Posted By: wraggster
More WIP news:
I looked at this last night and most of the bugs were in the PC version dealing with the tilemaps. I fixed that and then started looking at how I would hold all this info in memory. My current plan is to use one tilemap in the VRAM and use the rest to store graphics. The C&C maps are much bigger than one tilemap block however, but I will be storing the actual C&C tilemap in system memory. This will be as big as memory will allow. The C&C tilemap will point to and index of C&C tile blocks, these are like mini 3x3 tilemaps. (A native C&C tile is 24x24 pixels, while DS tiles are 8x8. So it's 3x3 DS tiles to make one C&C tile).
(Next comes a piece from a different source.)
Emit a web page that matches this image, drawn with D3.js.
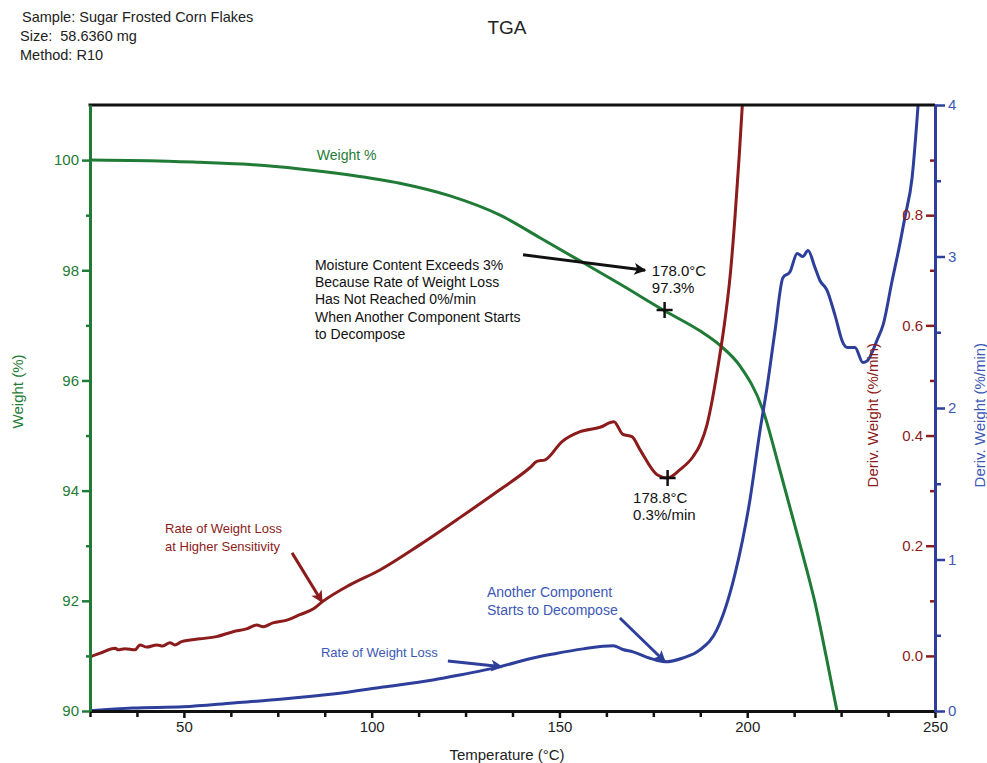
<!DOCTYPE html>
<html lang="en">
<head>
  <meta charset="UTF-8" />
  <title>TGA – Sugar Frosted Corn Flakes</title>
  <script src="https://d3js.org/d3.v7.min.js"></script>
  <style>
    body {
      margin: 0;
      background: #fff;
      font-family: "Liberation Sans", Arial, sans-serif;
    }
    svg text {
      font-family: "Liberation Sans", Arial, sans-serif;
    }
  </style>
</head>
<body>
  <svg width="987" height="763"></svg>

  <script>
    // ---- data ----
    // Weight (%) vs temperature (°C)
    const weightTemp = [25, 41, 54.3, 67.6, 80.9, 94.2, 107.5, 120.9, 134.2, 144.8, 155.5, 166.1, 178.1, 187.4, 192.7, 198.1, 204.2, 208.7, 214.1, 218.0, 221.0, 223.9];
    const weightVal  = [100.0, 99.99, 99.96, 99.92, 99.84, 99.73, 99.58, 99.35, 99.00, 98.59, 98.17, 97.75, 97.26, 96.90, 96.64, 96.26, 95.46, 94.37, 93.01, 91.98, 91.0, 90.0];

    // Deriv. weight at higher sensitivity (%/min, red axis)
    const redTemp = [25, 27.7, 31.7, 32.5, 34.3, 37, 38.3, 40.1, 42.8, 44.4, 46.3, 47.6, 49.4, 54.3, 58.7, 63.1, 66.7, 69.4, 71.1, 73.7, 77.4, 80.9, 84.4, 87.0, 94.2, 102.2, 112.9, 123.5, 134.2, 142.2, 144.0, 146.2, 150.7, 155.5, 160.8, 164.5, 166.9, 169.3, 171.4, 176.0, 178.8, 182.1, 185.6, 187.5, 189.3, 190.7, 192.3, 194.1, 195.5, 196.8, 197.9, 198.7];
    const redVal  = [-0.002, 0.005, 0.014, 0.011, 0.013, 0.011, 0.020, 0.016, 0.020, 0.018, 0.024, 0.020, 0.026, 0.031, 0.035, 0.044, 0.049, 0.056, 0.053, 0.060, 0.065, 0.075, 0.085, 0.099, 0.129, 0.156, 0.202, 0.251, 0.302, 0.342, 0.353, 0.356, 0.389, 0.407, 0.415, 0.425, 0.402, 0.398, 0.375, 0.329, 0.323, 0.338, 0.362, 0.384, 0.420, 0.465, 0.529, 0.611, 0.693, 0.802, 0.911, 1.0];

    // Deriv. weight (%/min, blue axis)
    const blueTemp = [25, 36.4, 49.8, 63.1, 76.4, 89.7, 103, 116.3, 123.5, 129.6, 134.2, 143, 148.3, 156.3, 164.3, 166.9, 169.6, 174.1, 178.1, 182.9, 187.4, 191.9, 196.7, 200.7, 203.4, 205.3, 207.4, 209.5, 211.4, 213.3, 214.8, 216.2, 218.0, 219.4, 221.2, 223.4, 225.5, 226.6, 228.7, 230.8, 231.9, 234.6, 236.2, 238.5, 240.7, 242.0, 243.9, 245.5];
    const blueVal  = [0.002, 0.02, 0.028, 0.053, 0.079, 0.112, 0.158, 0.205, 0.238, 0.268, 0.293, 0.350, 0.376, 0.41, 0.431, 0.406, 0.39, 0.348, 0.325, 0.35, 0.403, 0.535, 0.90, 1.39, 1.85, 2.14, 2.51, 2.86, 2.90, 3.02, 3.0, 3.04, 2.93, 2.84, 2.78, 2.61, 2.43, 2.40, 2.40, 2.30, 2.31, 2.45, 2.55, 2.83, 3.09, 3.26, 3.52, 4.0];

    // axis ticks
    const tempTicks = [50, 100, 150, 200, 250];
    const tempMinor = [25, 37.5, 62.5, 75, 87.5, 112.5, 125, 137.5, 162.5, 175, 187.5, 212.5, 225, 237.5];
    const weightTicks = [90, 92, 94, 96, 98, 100];
    const weightMinor = [91, 93, 95, 97, 99];
    const redTicks = [0.0, 0.2, 0.4, 0.6, 0.8];
    const redMinor = [0.1, 0.3, 0.5, 0.7, 0.9];
    const blueTicks = [0, 1, 2, 3, 4];
    const blueMinor = [0.5, 1.5, 2.5, 3.5];

    const headerLines = ["Sample: Sugar Frosted Corn Flakes", "Size:\u00a0\u00a058.6360 mg", "Method: R10"];
    const moistureLines = ["Moisture Content Exceeds 3%", "Because Rate of Weight Loss", "Has Not Reached 0%/min", "When Another Component Starts", "to Decompose"];

    const green = "#1f7b36", red = "#8c1b1b", blue = "#2d3f9b", blueText = "#3b58b5";

    // ---- layout ----
    const svg = d3.select("svg");
    const plotLeft = 90, plotRight = 935, plotTop = 105, plotBottom = 711;

    const x = d3.scaleLinear().domain([25, 250]).range([plotLeft, plotRight]);
    const yW = d3.scaleLinear().domain([90, 101]).range([plotBottom, plotTop]);
    const yR = d3.scaleLinear().domain([-0.1, 1.0]).range([plotBottom, plotTop]);
    const yB = d3.scaleLinear().domain([0, 4]).range([plotBottom, plotTop]);

    const defs = svg.append("defs");
    defs.append("clipPath").attr("id", "plot")
      .append("rect").attr("x", plotLeft).attr("y", plotTop)
      .attr("width", plotRight - plotLeft).attr("height", plotBottom - plotTop);

    // header
    svg.append("g").selectAll("text").data(headerLines).join("text")
      .attr("x", (d, i) => i === 0 ? 22 : 20)
      .attr("y", (d, i) => 22 + i * 19)
      .attr("font-size", 14.5)
      .attr("fill", "#222")
      .text(d => d);

    svg.append("text").attr("x", 507).attr("y", 34).attr("text-anchor", "middle")
      .attr("font-size", 19).attr("fill", "#222").text("TGA");

    // curves
    const plot = svg.append("g").attr("clip-path", "url(#plot)");

    function drawCurve(temps, vals, yScale, color) {
      const pts = temps.map((t, i) => [t, vals[i]]);
      plot.append("path")
        .datum(pts)
        .attr("fill", "none")
        .attr("stroke", color)
        .attr("stroke-width", 3)
        .attr("stroke-linejoin", "round")
        .attr("d", d3.line().x(d => x(d[0])).y(d => yScale(d[1])).curve(d3.curveMonotoneX));
    }
    drawCurve(weightTemp, weightVal, yW, green);
    drawCurve(redTemp, redVal, yR, red);
    drawCurve(blueTemp, blueVal, yB, blue);

    // axes
    function styleAxis(g, color, width) {
      g.selectAll("path.domain").attr("stroke", color).attr("stroke-width", width);
      g.selectAll(".tick line").attr("stroke", color).attr("stroke-width", 2.5);
      g.selectAll(".tick text").attr("fill", color).attr("font-size", 15)
        .attr("font-family", "Liberation Sans, Arial, sans-serif");
    }

    // top frame line
    svg.append("line").attr("x1", plotLeft - 1.5).attr("x2", plotRight).attr("y1", plotTop).attr("y2", plotTop)
      .attr("stroke", "#111").attr("stroke-width", 3);

    const xMinor = svg.append("g").attr("transform", `translate(0,${plotBottom})`)
      .call(d3.axisBottom(x).tickValues(tempMinor).tickSize(6).tickSizeOuter(0).tickFormat(""));
    styleAxis(xMinor, "#111", 3);
    const xAxis = svg.append("g").attr("transform", `translate(0,${plotBottom})`)
      .call(d3.axisBottom(x).tickValues(tempTicks).tickSize(7).tickPadding(3).tickSizeOuter(0));
    styleAxis(xAxis, "#111", 3);
    xAxis.selectAll(".tick text").attr("fill", "#222");

    const wMinor = svg.append("g").attr("transform", `translate(${plotLeft},0)`)
      .call(d3.axisLeft(yW).tickValues(weightMinor).tickSize(4).tickSizeOuter(0).tickFormat(""));
    styleAxis(wMinor, green, 3);
    const wAxis = svg.append("g").attr("transform", `translate(${plotLeft},0)`)
      .call(d3.axisLeft(yW).tickValues(weightTicks).tickSize(8).tickPadding(3).tickSizeOuter(0));
    styleAxis(wAxis, green, 3);

    const rMinor = svg.append("g").attr("transform", `translate(${plotRight - 1},0)`)
      .call(d3.axisLeft(yR).tickValues(redMinor).tickSize(4).tickFormat(""));
    styleAxis(rMinor, red, 0);
    const rAxis = svg.append("g").attr("transform", `translate(${plotRight - 1},0)`)
      .call(d3.axisLeft(yR).tickValues(redTicks).tickSize(8).tickPadding(3).tickFormat(d3.format(".1f")));
    styleAxis(rAxis, red, 0);
    rMinor.select("path.domain").remove();
    rAxis.select("path.domain").remove();

    const bMinor = svg.append("g").attr("transform", `translate(${plotRight},0)`)
      .call(d3.axisRight(yB).tickValues(blueMinor).tickSize(6).tickSizeOuter(0).tickFormat(""));
    styleAxis(bMinor, blue, 3);
    const bAxis = svg.append("g").attr("transform", `translate(${plotRight},0)`)
      .call(d3.axisRight(yB).tickValues(blueTicks).tickSize(10).tickPadding(3).tickSizeOuter(0).tickFormat(d3.format("d")));
    styleAxis(bAxis, blue, 3);
    bAxis.selectAll(".tick text").attr("fill", blueText);

    // axis titles
    svg.append("text").attr("x", 507).attr("y", 760).attr("text-anchor", "middle")
      .attr("font-size", 15).attr("fill", "#222").text("Temperature (°C)");
    svg.append("text").attr("transform", `translate(23,${yW(95.8)}) rotate(-90)`).attr("text-anchor", "middle")
      .attr("font-size", 15).attr("fill", green).text("Weight (%)");
    svg.append("text").attr("transform", `translate(878,${yR(0.437)}) rotate(-90)`).attr("text-anchor", "middle")
      .attr("font-size", 15).attr("fill", red).text("Deriv. Weight (%/min)");
    svg.append("text").attr("transform", `translate(985,${yR(0.437)}) rotate(-90)`).attr("text-anchor", "middle")
      .attr("font-size", 15).attr("fill", blueText).text("Deriv. Weight (%/min)");

    // ---- annotations (positions in data units) ----
    [["arrBlack", "#111"], ["arrRed", red], ["arrBlue", blue]].forEach(([id, c]) => {
      defs.append("marker").attr("id", id)
        .attr("viewBox", "0 0 10 10").attr("refX", 9).attr("refY", 5)
        .attr("markerUnits", "userSpaceOnUse").attr("markerWidth", 16).attr("markerHeight", 12)
        .attr("orient", "auto")
        .append("path").attr("d", "M0,0 L10,5 L0,10 L2.5,5 Z").attr("fill", c);
    });

    function arrow(t0, v0, t1, v1, yScale, color, marker) {
      svg.append("line")
        .attr("x1", x(t0)).attr("y1", yScale(v0)).attr("x2", x(t1)).attr("y2", yScale(v1))
        .attr("stroke", color).attr("stroke-width", 3).attr("marker-end", `url(#${marker})`);
    }

    function label(lines, t, v, yScale, color, size, spacing) {
      const txt = svg.append("text").attr("x", x(t)).attr("y", yScale(v))
        .attr("font-size", size).attr("fill", color);
      lines.forEach((l, i) => {
        txt.append("tspan").attr("x", x(t)).attr("dy", i === 0 ? "0.35em" : spacing).text(l);
      });
    }

    function cross(t, v, yScale) {
      const cx = x(t), cy = yScale(v);
      svg.append("path").attr("d", `M${cx - 8},${cy}H${cx + 8}M${cx},${cy - 8}V${cy + 8}`)
        .attr("stroke", "#111").attr("stroke-width", 2.5);
    }

    // weight curve
    label(["Weight %"], 85.4, 100.09, yW, green, 14, 0);
    label(moistureLines, 84.9, 98.10, yW, "#111", 14, 17.3);
    arrow(140.3, 98.28, 172.8, 98.0, yW, "#111", "arrBlack");
    label(["178.0°C", "97.3%"], 174.6, 97.99, yW, "#111", 15, 17);
    cross(178.0, 97.28, yW);

    // red curve
    cross(178.8, 0.323, yR);
    label(["178.8°C", "0.3%/min"], 169.6, 0.287, yR, "#111", 15, 16.5);
    label(["Rate of Weight Loss", "at Higher Sensitivity"], 45, 0.232, yR, red, 13, 18);
    arrow(78.8, 0.187, 86.8, 0.098, yR, red, "arrRed");

    // blue curve
    label(["Another Component", "Starts to Decompose"], 130.7, 0.785, yB, blueText, 14, 18);
    arrow(166.1, 0.614, 178.1, 0.325, yB, blue, "arrBlue");
    label(["Rate of Weight Loss"], 86.5, 0.389, yB, blueText, 13, 0);
    arrow(120.3, 0.33, 134.7, 0.292, yB, blue, "arrBlue");
  </script>
</body>
</html>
I will then copy over the correct tiles to the DS tilemap as needed from the C&C tilemap in system memory. Whenever a scroll happens it will update the DS tilemap from the master C&C tilemap. If I begin to run out of space in VRAM for C&C tile graphics it would be in this scroll that I would swap tile graphics in memory to let me render everything I need. Hopefully this should be pretty quick, especially if I predict what tiles I need ahead of time and do a maximum of one tile graphics swap per frame for example.
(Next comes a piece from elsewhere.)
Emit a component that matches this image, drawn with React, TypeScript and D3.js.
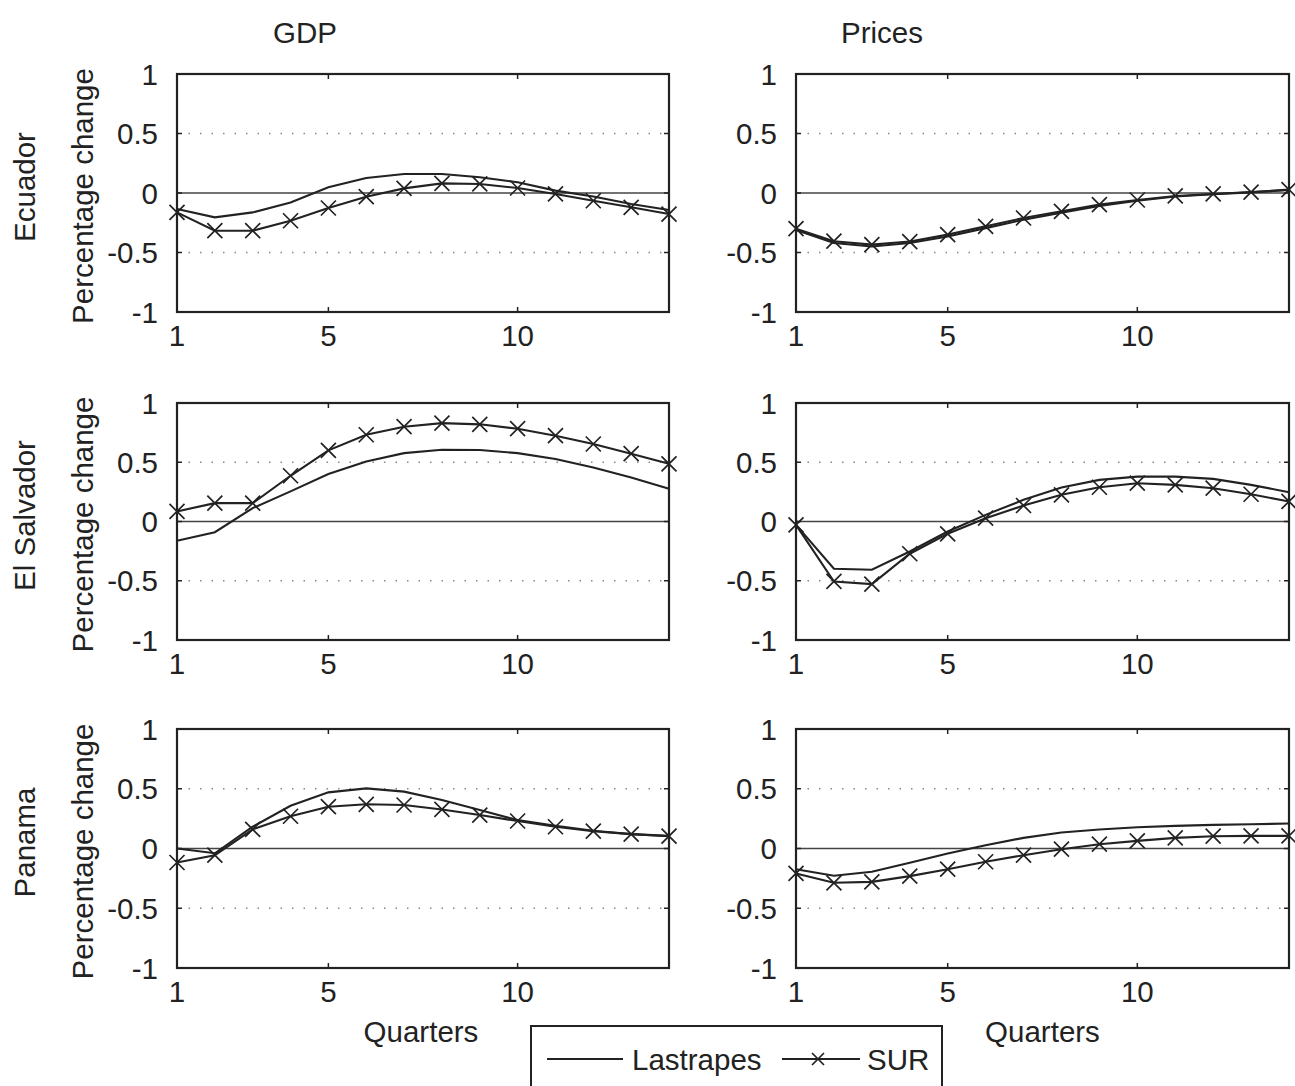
import React from 'react'
import * as d3 from 'd3'

// impulse responses, quarters 1..14
const quarters = [1, 2, 3, 4, 5, 6, 7, 8, 9, 10, 11, 12, 13, 14]
const xTicks = [1, 5, 10]
const yTicks = [-1, -0.5, 0, 0.5, 1]
const columnTitles = ['GDP', 'Prices']
const countries = ['Ecuador', 'El Salvador', 'Panama']
const seriesNames = ['Lastrapes', 'SUR']

const gdpEcuadorLastrapes = [-0.135, -0.205, -0.163, -0.08, 0.048, 0.126, 0.16, 0.16, 0.132, 0.09, 0.02, -0.03, -0.093, -0.143]
const gdpEcuadorSur = [-0.163, -0.317, -0.317, -0.233, -0.126, -0.031, 0.039, 0.081, 0.076, 0.042, -0.008, -0.065, -0.12, -0.177]
const pricesEcuadorLastrapes = [-0.31, -0.42, -0.45, -0.42, -0.365, -0.295, -0.225, -0.165, -0.108, -0.065, -0.03, -0.01, 0.005, 0.025]
const pricesEcuadorSur = [-0.3, -0.405, -0.434, -0.408, -0.35, -0.28, -0.21, -0.154, -0.098, -0.059, -0.025, -0.008, 0.008, 0.028]

const gdpSalvadorLastrapes = [-0.163, -0.09, 0.113, 0.254, 0.4, 0.507, 0.577, 0.606, 0.603, 0.577, 0.527, 0.456, 0.372, 0.276]
const gdpSalvadorSur = [0.085, 0.155, 0.155, 0.386, 0.6, 0.732, 0.8, 0.83, 0.82, 0.783, 0.724, 0.654, 0.572, 0.487]
const pricesSalvadorLastrapes = [-0.028, -0.399, -0.407, -0.253, -0.084, 0.056, 0.183, 0.287, 0.351, 0.379, 0.379, 0.36, 0.309, 0.247]
const pricesSalvadorSur = [-0.028, -0.506, -0.528, -0.272, -0.104, 0.028, 0.135, 0.225, 0.289, 0.323, 0.309, 0.281, 0.23, 0.169]

const gdpPanamaLastrapes = [0.0, -0.04, 0.182, 0.358, 0.47, 0.503, 0.476, 0.406, 0.322, 0.238, 0.19, 0.148, 0.12, 0.106]
const gdpPanamaSur = [-0.117, -0.056, 0.16, 0.27, 0.35, 0.37, 0.364, 0.327, 0.28, 0.23, 0.182, 0.145, 0.12, 0.103]
const pricesPanamaLastrapes = [-0.173, -0.228, -0.195, -0.12, -0.042, 0.028, 0.089, 0.134, 0.159, 0.178, 0.189, 0.198, 0.203, 0.209]
const pricesPanamaSur = [-0.209, -0.287, -0.279, -0.231, -0.173, -0.111, -0.056, -0.006, 0.036, 0.064, 0.089, 0.103, 0.106, 0.106]

const panels = [
  [[gdpEcuadorLastrapes, gdpEcuadorSur], [pricesEcuadorLastrapes, pricesEcuadorSur]],
  [[gdpSalvadorLastrapes, gdpSalvadorSur], [pricesSalvadorLastrapes, pricesSalvadorSur]],
  [[gdpPanamaLastrapes, gdpPanamaSur], [pricesPanamaLastrapes, pricesPanamaSur]],
]

const W = 1295
const H = 1086
const FONT = '"Liberation Sans", Arial, Helvetica, sans-serif'
const INK = '#222'
const FS = 29.5

const cols = [{ x0: 177, x1: 669, title: 305 }, { x0: 796, x1: 1289, title: 882 }]
const rows = [{ y0: 74, y1: 312 }, { y0: 403, y1: 640 }, { y0: 729, y1: 968 }]

function Cross({ x, y, s = 7.5 }: { x: number; y: number; s?: number }) {
  return (
    <path d={`M${x - s},${y - s}L${x + s},${y + s}M${x - s},${y + s}L${x + s},${y - s}`}
      stroke={INK} strokeWidth={1.7} fill="none" />
  )
}

function Panel({ col, row, series, ci }: any) {
  const x = d3.scaleLinear().domain([1, 14]).range([col.x0, col.x1])
  const y = d3.scaleLinear().domain([-1, 1]).range([row.y1, row.y0])
  const line = d3.line<number>().x((d, i) => x(quarters[i])).y(d => y(d))
  const labelRight = col.x0 - 19
  return (
    <g>
      {[-0.5, 0.5].map(v => (
        <line key={v} x1={col.x0} x2={col.x1} y1={y(v)} y2={y(v)}
          stroke="#888" strokeWidth={1.6} strokeDasharray="1.5 10" />
      ))}
      <line x1={col.x0} x2={col.x1} y1={y(0)} y2={y(0)} stroke="#444" strokeWidth={1.6} />
      {series.map((s: number[], k: number) => (
        <path key={k} d={line(s) || ''} fill="none" stroke={INK} strokeWidth={2.1} />
      ))}
      {series[1].map((v: number, i: number) => (
        <Cross key={i} x={x(quarters[i])} y={y(v)} />
      ))}
      <rect x={col.x0} y={row.y0} width={col.x1 - col.x0} height={row.y1 - row.y0}
        fill="none" stroke={INK} strokeWidth={2.2} />
      {xTicks.map(t => (
        <g key={t}>
          <line x1={x(t)} x2={x(t)} y1={row.y1} y2={row.y1 - 5} stroke={INK} strokeWidth={1.5} />
          <line x1={x(t)} x2={x(t)} y1={row.y0} y2={row.y0 + 5} stroke={INK} strokeWidth={1.5} />
          <text x={x(t)} y={row.y1 + 34} textAnchor="middle" fontSize={FS} fontFamily={FONT} fill={INK}>{t}</text>
        </g>
      ))}
      {yTicks.map(t => (
        <g key={t}>
          <line x1={col.x0} x2={col.x0 + 5} y1={y(t)} y2={y(t)} stroke={INK} strokeWidth={1.5} />
          <line x1={col.x1} x2={col.x1 - 5} y1={y(t)} y2={y(t)} stroke={INK} strokeWidth={1.5} />
          <text x={labelRight} y={y(t)} dy="0.36em" textAnchor="end" fontSize={FS} fontFamily={FONT} fill={INK}>{t}</text>
        </g>
      ))}
      {ci === 0 && (
        <text transform={`translate(82,${(row.y0 + row.y1) / 2 + 3}) rotate(-90)`} textAnchor="middle"
          dy="0.36em" fontSize={FS} fontFamily={FONT} fill={INK}>Percentage change</text>
      )}
    </g>
  )
}

export default function App() {
  return (
    <svg width={W} height={H} style={{ position: 'absolute', left: 0, top: 0, background: '#fff' }}>
      {columnTitles.map((t, i) => (
        <text key={t} x={cols[i].title} y={43} textAnchor="middle" fontSize={FS} fontFamily={FONT} fill={INK}>{t}</text>
      ))}
      {countries.map((c, r) => (
        <text key={c} transform={`translate(24,${(rows[r].y0 + rows[r].y1) / 2 - 6}) rotate(-90)`}
          textAnchor="middle" dy="0.36em" fontSize={FS} fontFamily={FONT} fill={INK}>{c}</text>
      ))}
      {rows.map((row, r) => cols.map((col, c) => (
        <Panel key={`${r}-${c}`} row={row} col={col} ci={c} series={panels[r][c]} />
      )))}
      {cols.map((col, i) => (
        <text key={i} x={(col.x0 + col.x1) / 2 - (i === 0 ? 2 : -0)} y={1042} textAnchor="middle"
          fontSize={FS} fontFamily={FONT} fill={INK}>Quarters</text>
      ))}
      <g>
        <rect x={531} y={1026} width={411} height={90} fill="#fff" stroke={INK} strokeWidth={2} />
        <line x1={547} x2={623} y1={1059} y2={1059} stroke={INK} strokeWidth={2} />
        <text x={632} y={1059} dy="0.36em" fontSize={FS} fontFamily={FONT} fill={INK}>{seriesNames[0]}</text>
        <line x1={782} x2={860} y1={1059} y2={1059} stroke={INK} strokeWidth={2} />
        <Cross x={818} y={1059} s={6} />
        <text x={867} y={1059} dy="0.36em" fontSize={FS} fontFamily={FONT} fill={INK}>{seriesNames[1]}</text>
      </g>
    </svg>
  )
}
I'm hoping the C&C tilemaps can get pretty big. Red Alert maps are typically these sizes: 64x64 (32kb), 96x96 (72kb), 126x64 (about 63kb), and 64x126. That is using 8bits for each tile cell. (
http://ourworld.compuserve.com/homep...ke/cells.html). This doesn't take into account anything else for the map, like objects, buildings, triggers etc. but just the terrain graphics layer.
This will give a limit of 256 unique C&C tiles per map, which I hope will be enough. If it's not I may have to just byte the bullet and use more memory, but we'll see.
Ok I hope most of this makes sense! It may not be the best approach, but I want to free as much VRAM memory as possible for graphics. I need to cram a lot of sprites in there too!
I had some screenies to bring in today but I forgot - sorry guys hopefully I'll have them tommorow.